Cutting expenditures to handle financial situation, restoring stability priorities for McLean


Darryl McLean is running for a seat as a town councillor in the Oct. 27 election. He is the financial secretary for Unifor Local 2027.

Darryl McLean is running for a seat as a town councillor in the Oct. 27 election. He is the financial secretary for Unifor Local 2027.

By Ron Giofu


Darryl McLean is hoping to bring the financial experience he has gained through the labour movement to the town council table.

McLean is seeking the position of town councillor in the Oct. 27 municipal election and noted he has long had an interest in politics. He believes his background with Unifor Local 2027 will help him, as he has been involved with the union for 17 years, with 13 of those years seeing him be the financial secretary.

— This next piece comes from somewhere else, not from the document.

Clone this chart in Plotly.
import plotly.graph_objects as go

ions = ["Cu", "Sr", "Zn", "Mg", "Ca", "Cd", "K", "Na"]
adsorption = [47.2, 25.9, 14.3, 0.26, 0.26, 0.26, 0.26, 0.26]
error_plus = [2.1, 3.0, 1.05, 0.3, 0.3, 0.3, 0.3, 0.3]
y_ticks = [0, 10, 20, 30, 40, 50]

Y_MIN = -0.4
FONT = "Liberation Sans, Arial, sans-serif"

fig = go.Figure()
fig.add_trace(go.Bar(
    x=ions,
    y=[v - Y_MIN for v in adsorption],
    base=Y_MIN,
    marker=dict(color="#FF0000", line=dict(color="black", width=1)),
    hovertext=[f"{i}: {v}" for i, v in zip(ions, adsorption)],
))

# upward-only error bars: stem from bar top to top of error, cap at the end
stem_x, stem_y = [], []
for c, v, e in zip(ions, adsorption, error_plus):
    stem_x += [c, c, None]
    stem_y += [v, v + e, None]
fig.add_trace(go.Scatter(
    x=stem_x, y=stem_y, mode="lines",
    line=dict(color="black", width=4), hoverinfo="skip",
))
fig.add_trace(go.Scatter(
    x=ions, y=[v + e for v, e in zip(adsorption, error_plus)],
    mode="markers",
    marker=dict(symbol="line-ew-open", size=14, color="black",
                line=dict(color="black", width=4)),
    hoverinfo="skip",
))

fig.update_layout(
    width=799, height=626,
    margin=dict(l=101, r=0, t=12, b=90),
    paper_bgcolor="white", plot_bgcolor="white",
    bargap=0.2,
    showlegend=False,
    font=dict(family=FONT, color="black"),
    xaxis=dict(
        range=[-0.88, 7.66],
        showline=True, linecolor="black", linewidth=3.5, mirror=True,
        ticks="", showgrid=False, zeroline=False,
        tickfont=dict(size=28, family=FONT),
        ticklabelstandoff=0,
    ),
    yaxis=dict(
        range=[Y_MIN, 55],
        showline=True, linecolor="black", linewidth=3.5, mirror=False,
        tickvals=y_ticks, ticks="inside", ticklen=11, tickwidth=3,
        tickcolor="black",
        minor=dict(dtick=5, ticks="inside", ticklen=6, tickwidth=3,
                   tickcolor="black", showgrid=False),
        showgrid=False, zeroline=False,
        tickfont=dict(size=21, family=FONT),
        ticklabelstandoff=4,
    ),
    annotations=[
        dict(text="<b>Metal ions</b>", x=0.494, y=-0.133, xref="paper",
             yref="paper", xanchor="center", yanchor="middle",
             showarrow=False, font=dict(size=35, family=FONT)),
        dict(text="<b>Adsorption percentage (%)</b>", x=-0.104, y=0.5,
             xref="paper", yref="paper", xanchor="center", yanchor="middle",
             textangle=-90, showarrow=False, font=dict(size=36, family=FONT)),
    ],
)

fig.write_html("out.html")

“Part of that job is the maintaining records of all income and expenditures, issuing payment for all bills and preparing quarterly audits,” said McLean. “I feel that will help me to have some insight into the operations of town hall and financial questions we don’t have the answers for right now.”

The town’s current financial situation and debt level are two of McLean’s biggest priorities because he said it is an issue that impacts every person in the community.

“That’s going to affect us all,” said McLean. “It’s affecting our home values. The way people see the town of Amherstburg is not in a positive light. That’s unfortunate because we have a beautiful town here.”

Another priority McLean says he has is to stabilize things at town hall.

“We need stability with the top officers at town hall,” said McLean. “We can’t have a revolving door of CAO’s anymore.”

The way out of the financial situation the town is in is not through tax increases, he added, stating that cutting expenditures is the way to go.

“Our tax level is high enough,” said McLean.

McLean believes the “most glaring deficit” is at the Libro Centre.

“It has to be run far more efficiently,” he said.

Reviewing staffing levels are another item on McLean’s to-do list. As for funding infrastructure and other projects, he said the town must have “a good percentage of the money” on hand before beginning.

“Going forward, it is important to adopt a pay-as-you-go policy for future projects,” he stated.

Cohesion on town council is another issue for McLean, as he believed the betterment of Amherstburg always has to come first.

“The next council has to be willing to work together for the betterment of Amherstburg, so (residents) all feel inclusive of the process,” said McLean. “A lot of people are frustrated in Amherstburg now and it’s something we shouldn’t have.”

McLean said he decided to run for council over the Labour Day weekend after considering it for several months. Although it is early in his campaign, he reports receiving positive feedback from the residents he has spoken to.

“People seem to be quite concerned with our financial situation and level of expenditures we have in certain departments,” he stated.

McLean added: “I will be accessible. I will be willing to talk to people about the issues. My priority will be the stability of Amherstburg.”